Exercise description
Omit all pictures. Copy the rest of the material exactly.

Collected material
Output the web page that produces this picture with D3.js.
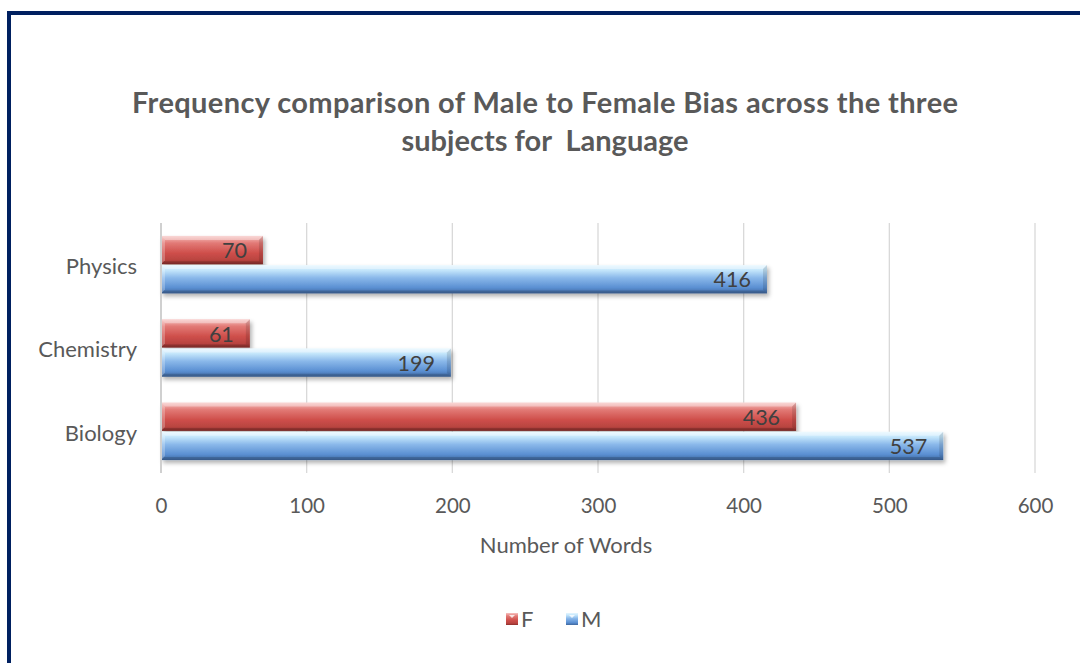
<!DOCTYPE html>
<html><head><meta charset="utf-8">
<script src="https://cdn.jsdelivr.net/npm/d3@7/dist/d3.min.js"></script>
<style>body{margin:0;background:#fff}svg{display:block}text{white-space:pre}</style>
</head><body>
<svg id="c" width="1080" height="663"></svg>
<script>
const categories = ["Physics", "Chemistry", "Biology"];
const seriesNames = ["F", "M"];
const femaleValues = [70, 61, 436];
const maleValues = [416, 199, 537];
const xTicks = [0, 100, 200, 300, 400, 500, 600];
const titleLines = ["Frequency comparison of Male to Female Bias across the three", "subjects for  Language"];
const axisTitle = "Number of Words";

const font = "Lato, 'Open Sans', sans-serif";
const svg = d3.select("#c");
const defs = svg.append("defs");

function grad(id, stops) {
  const g = defs.append("linearGradient").attr("id", id).attr("x1", 0).attr("y1", 0).attr("x2", 0).attr("y2", 1);
  stops.forEach(s => g.append("stop").attr("offset", s[0]).attr("stop-color", s[1]));
}
grad("gF", [[0, "#f7c2c0"], [0.25, "#e27a76"], [0.6, "#cf4f4b"], [0.85, "#b94440"], [1, "#8e2f2c"]]);
grad("gM", [[0, "#e4f6ff"], [0.18, "#c4e6fb"], [0.45, "#8ab8ea"], [0.8, "#5a8fd2"], [1, "#40689f"]]);
const sh = defs.append("filter").attr("id", "sh").attr("x", "-5%").attr("y", "-20%").attr("width", "115%").attr("height", "160%");
sh.append("feDropShadow").attr("dx", 2).attr("dy", 3).attr("stdDeviation", 2).attr("flood-color", "#000").attr("flood-opacity", 0.3);

// border
svg.append("path").attr("d", "M9,663 L9,13 L1080,13").attr("fill", "none").attr("stroke", "#002060").attr("stroke-width", 4);

// title
const tt = svg.append("text").attr("text-anchor", "middle")
  .attr("font-family", font).attr("font-weight", "bold").attr("font-size", 29).attr("fill", "#595959");
tt.append("tspan").attr("x", 545).attr("y", 113).attr("textLength", 826).attr("lengthAdjust", "spacing").text(titleLines[0]);
tt.append("tspan").attr("x", 545).attr("y", 151).text(titleLines[1]);

const x = d3.scaleLinear().domain([0, 600]).range([161, 1035]);
const y = d3.scaleBand().domain(categories).range([223, 473]).paddingInner(0.31).paddingOuter(0.155);
const ySub = d3.scaleBand().domain(seriesNames).range([0, y.bandwidth()]).paddingInner(0.03);

// gridlines
svg.append("g").selectAll("line").data(xTicks.slice(1)).join("line")
  .attr("x1", d => x(d)).attr("x2", d => x(d)).attr("y1", 223).attr("y2", 473)
  .attr("stroke", "#d9d9d9").attr("stroke-width", 1.3);

// x axis labels
const xAxis = d3.axisBottom(x).tickValues(xTicks).tickSize(0).tickPadding(0);
const gx = svg.append("g").attr("transform", "translate(0,513)").call(xAxis);
gx.select(".domain").remove();
gx.selectAll("text").attr("font-family", font).attr("font-size", 20.5).attr("fill", "#595959").attr("dy", 0);

// y axis
const yAxis = d3.axisLeft(y).tickSize(0).tickPadding(24);
const gy = svg.append("g").attr("transform", "translate(161,0)").call(yAxis);
gy.select(".domain").remove();
gy.selectAll("text").attr("font-family", font).attr("font-size", 22).attr("fill", "#595959").attr("dy", "0.42em");

const rows = categories.map((c, i) => ({cat: c, F: femaleValues[i], M: maleValues[i]}));
const bars = [];
rows.forEach(r => seriesNames.forEach(s => bars.push({cat: r.cat, s, v: r[s]})));

const bg = svg.append("g");
const bar = bg.selectAll("g.bar").data(bars).join("g").attr("class", "bar")
  .attr("transform", d => `translate(${x(0)},${y(d.cat) + ySub(d.s)})`);
bar.append("rect").attr("width", d => x(d.v) - x(0)).attr("height", ySub.bandwidth())
  .attr("fill", d => `url(#g${d.s})`).attr("filter", "url(#sh)");
// bevel highlights
bar.append("path").attr("d", d => {
  const w = x(d.v) - x(0), h = ySub.bandwidth(), b = 4;
  return `M0,0 L${w},0 L${w - b},${b} L${b},${b} Z`;
}).attr("fill", "#fff").attr("opacity", 0.35);
bar.append("path").attr("d", d => {
  const w = x(d.v) - x(0), h = ySub.bandwidth(), b = 4;
  return `M0,0 L${b},${b} L${b},${h - b} L0,${h} Z`;
}).attr("fill", "#fff").attr("opacity", 0.25);
bar.append("path").attr("d", d => {
  const w = x(d.v) - x(0), h = ySub.bandwidth(), b = 4;
  return `M${w},0 L${w},${h} L${w - b},${h - b} L${w - b},${b} Z`;
}).attr("fill", "#000").attr("opacity", 0.12);
bar.append("path").attr("d", d => {
  const w = x(d.v) - x(0), h = ySub.bandwidth(), b = 3;
  return `M0,${h} L${w},${h} L${w - b},${h - b} L${b},${h - b} Z`;
}).attr("fill", "#000").attr("opacity", 0.15);

// labels
bar.append("text").attr("x", d => x(d.v) - x(0) - 16).attr("y", ySub.bandwidth() / 2).attr("dy", "0.38em")
  .attr("text-anchor", "end").attr("font-family", font).attr("font-size", 21.5).attr("fill", "#404040")
  .text(d => d.v);

// y axis line
svg.append("line").attr("x1", 161).attr("x2", 161).attr("y1", 223).attr("y2", 473)
  .attr("stroke", "#d0d0d0").attr("stroke-width", 2);

// axis title
svg.append("text").attr("x", 566).attr("y", 553).attr("text-anchor", "middle")
  .attr("font-family", font).attr("font-size", 22).attr("fill", "#595959").text(axisTitle);

// legend
const legX = [506, 566];
const lg = svg.append("g").selectAll("g").data(seriesNames).join("g")
  .attr("transform", (d, i) => `translate(${legX[i]},613)`);
lg.append("rect").attr("width", 12).attr("height", 12).attr("fill", d => `url(#g${d})`);
lg.append("path").attr("d", "M3,2 L9,2 L6,5 Z").attr("fill", "#fff").attr("opacity", 0.8);
lg.append("text").attr("x", 15).attr("y", 6).attr("dy", "0.38em").attr("font-family", font)
  .attr("font-size", 22).attr("fill", "#595959").text(d => d);
</script>
</body></html>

Response to the exercise
Output the web page that produces this picture with D3.js.
<!DOCTYPE html>
<html><head><meta charset="utf-8">
<script src="https://cdn.jsdelivr.net/npm/d3@7/dist/d3.min.js"></script>
<style>body{margin:0;background:#fff}svg{display:block}text{white-space:pre}</style>
</head><body>
<svg id="c" width="1080" height="663"></svg>
<script>
const categories = ["Physics", "Chemistry", "Biology"];
const seriesNames = ["F", "M"];
const femaleValues = [70, 61, 436];
const maleValues = [416, 199, 537];
const xTicks = [0, 100, 200, 300, 400, 500, 600];
const titleLines = ["Frequency comparison of Male to Female Bias across the three", "subjects for  Language"];
const axisTitle = "Number of Words";

const font = "Lato, 'Open Sans', sans-serif";
const svg = d3.select("#c");
const defs = svg.append("defs");

function grad(id, stops) {
  const g = defs.append("linearGradient").attr("id", id).attr("x1", 0).attr("y1", 0).attr("x2", 0).attr("y2", 1);
  stops.forEach(s => g.append("stop").attr("offset", s[0]).attr("stop-color", s[1]));
}
grad("gF", [[0, "#f7c2c0"], [0.25, "#e27a76"], [0.6, "#cf4f4b"], [0.85, "#b94440"], [1, "#8e2f2c"]]);
grad("gM", [[0, "#e4f6ff"], [0.18, "#c4e6fb"], [0.45, "#8ab8ea"], [0.8, "#5a8fd2"], [1, "#40689f"]]);
const sh = defs.append("filter").attr("id", "sh").attr("x", "-5%").attr("y", "-20%").attr("width", "115%").attr("height", "160%");
sh.append("feDropShadow").attr("dx", 2).attr("dy", 3).attr("stdDeviation", 2).attr("flood-color", "#000").attr("flood-opacity", 0.3);

// border
svg.append("path").attr("d", "M9,663 L9,13 L1080,13").attr("fill", "none").attr("stroke", "#002060").attr("stroke-width", 4);

// title
const tt = svg.append("text").attr("text-anchor", "middle")
  .attr("font-family", font).attr("font-weight", "bold").attr("font-size", 29).attr("fill", "#595959");
tt.append("tspan").attr("x", 545).attr("y", 113).attr("textLength", 826).attr("lengthAdjust", "spacing").text(titleLines[0]);
tt.append("tspan").attr("x", 545).attr("y", 151).text(titleLines[1]);

const x = d3.scaleLinear().domain([0, 600]).range([161, 1035]);
const y = d3.scaleBand().domain(categories).range([223, 473]).paddingInner(0.31).paddingOuter(0.155);
const ySub = d3.scaleBand().domain(seriesNames).range([0, y.bandwidth()]).paddingInner(0.03);

// gridlines
svg.append("g").selectAll("line").data(xTicks.slice(1)).join("line")
  .attr("x1", d => x(d)).attr("x2", d => x(d)).attr("y1", 223).attr("y2", 473)
  .attr("stroke", "#d9d9d9").attr("stroke-width", 1.3);

// x axis labels
const xAxis = d3.axisBottom(x).tickValues(xTicks).tickSize(0).tickPadding(0);
const gx = svg.append("g").attr("transform", "translate(0,513)").call(xAxis);
gx.select(".domain").remove();
gx.selectAll("text").attr("font-family", font).attr("font-size", 20.5).attr("fill", "#595959").attr("dy", 0);

// y axis
const yAxis = d3.axisLeft(y).tickSize(0).tickPadding(24);
const gy = svg.append("g").attr("transform", "translate(161,0)").call(yAxis);
gy.select(".domain").remove();
gy.selectAll("text").attr("font-family", font).attr("font-size", 22).attr("fill", "#595959").attr("dy", "0.42em");

const rows = categories.map((c, i) => ({cat: c, F: femaleValues[i], M: maleValues[i]}));
const bars = [];
rows.forEach(r => seriesNames.forEach(s => bars.push({cat: r.cat, s, v: r[s]})));

const bg = svg.append("g");
const bar = bg.selectAll("g.bar").data(bars).join("g").attr("class", "bar")
  .attr("transform", d => `translate(${x(0)},${y(d.cat) + ySub(d.s)})`);
bar.append("rect").attr("width", d => x(d.v) - x(0)).attr("height", ySub.bandwidth())
  .attr("fill", d => `url(#g${d.s})`).attr("filter", "url(#sh)");
// bevel highlights
bar.append("path").attr("d", d => {
  const w = x(d.v) - x(0), h = ySub.bandwidth(), b = 4;
  return `M0,0 L${w},0 L${w - b},${b} L${b},${b} Z`;
}).attr("fill", "#fff").attr("opacity", 0.35);
bar.append("path").attr("d", d => {
  const w = x(d.v) - x(0), h = ySub.bandwidth(), b = 4;
  return `M0,0 L${b},${b} L${b},${h - b} L0,${h} Z`;
}).attr("fill", "#fff").attr("opacity", 0.25);
bar.append("path").attr("d", d => {
  const w = x(d.v) - x(0), h = ySub.bandwidth(), b = 4;
  return `M${w},0 L${w},${h} L${w - b},${h - b} L${w - b},${b} Z`;
}).attr("fill", "#000").attr("opacity", 0.12);
bar.append("path").attr("d", d => {
  const w = x(d.v) - x(0), h = ySub.bandwidth(), b = 3;
  return `M0,${h} L${w},${h} L${w - b},${h - b} L${b},${h - b} Z`;
}).attr("fill", "#000").attr("opacity", 0.15);

// labels
bar.append("text").attr("x", d => x(d.v) - x(0) - 16).attr("y", ySub.bandwidth() / 2).attr("dy", "0.38em")
  .attr("text-anchor", "end").attr("font-family", font).attr("font-size", 21.5).attr("fill", "#404040")
  .text(d => d.v);

// y axis line
svg.append("line").attr("x1", 161).attr("x2", 161).attr("y1", 223).attr("y2", 473)
  .attr("stroke", "#d0d0d0").attr("stroke-width", 2);

// axis title
svg.append("text").attr("x", 566).attr("y", 553).attr("text-anchor", "middle")
  .attr("font-family", font).attr("font-size", 22).attr("fill", "#595959").text(axisTitle);

// legend
const legX = [506, 566];
const lg = svg.append("g").selectAll("g").data(seriesNames).join("g")
  .attr("transform", (d, i) => `translate(${legX[i]},613)`);
lg.append("rect").attr("width", 12).attr("height", 12).attr("fill", d => `url(#g${d})`);
lg.append("path").attr("d", "M3,2 L9,2 L6,5 Z").attr("fill", "#fff").attr("opacity", 0.8);
lg.append("text").attr("x", 15).attr("y", 6).attr("dy", "0.38em").attr("font-family", font)
  .attr("font-size", 22).attr("fill", "#595959").text(d => d);
</script>
</body></html>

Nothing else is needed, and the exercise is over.